On the other hand, last month non-binary singer Sam Smith announced that their preferred pronouns are "they/them." Smith posted to Instagram, "I've decided I am changing my pronouns to THEY/THEM ❤ after a lifetime of being at war with my gender I've decided to embrace myself for who I am, inside and out." People like Smith and Trevor Project's Sam Brenton simply feel more validated, seen, heard, and true to themselves with gender-neutral pronouns. Smith wrote, "I'm so excited and privileged to be surrounded by people that support me in this decision but I've been very nervous about announcing this because I care too much about what people think but f*ck it!"

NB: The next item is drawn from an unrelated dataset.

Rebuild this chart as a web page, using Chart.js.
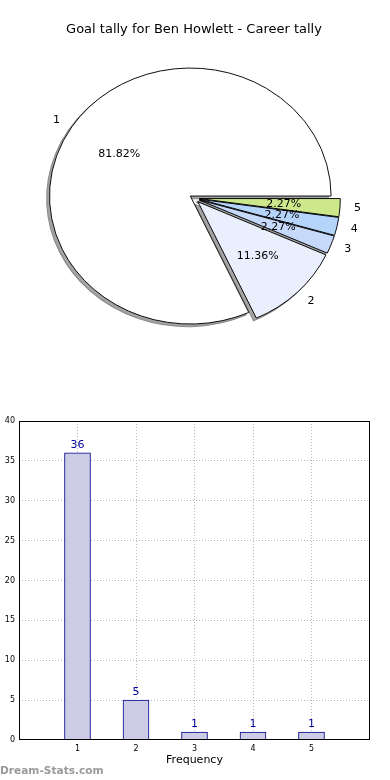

Most importantly, as pretty much every non-binary person and activist is aware, changing cultural norms is hard. While LGBTQ+ activism is inspired and passionate and dedicated to expanding human rights to all gender identities, we all know that changing society's entire understanding of gender and pronoun usage is about slowly opening minds. As Smith wrote, "I understand there will be many mistakes and mis gendering but all I ask is you please please try. I hope you can see me like I see myself now. Thank you." Happy Pronouns Day to you/him/her/they/(f)aer/zim.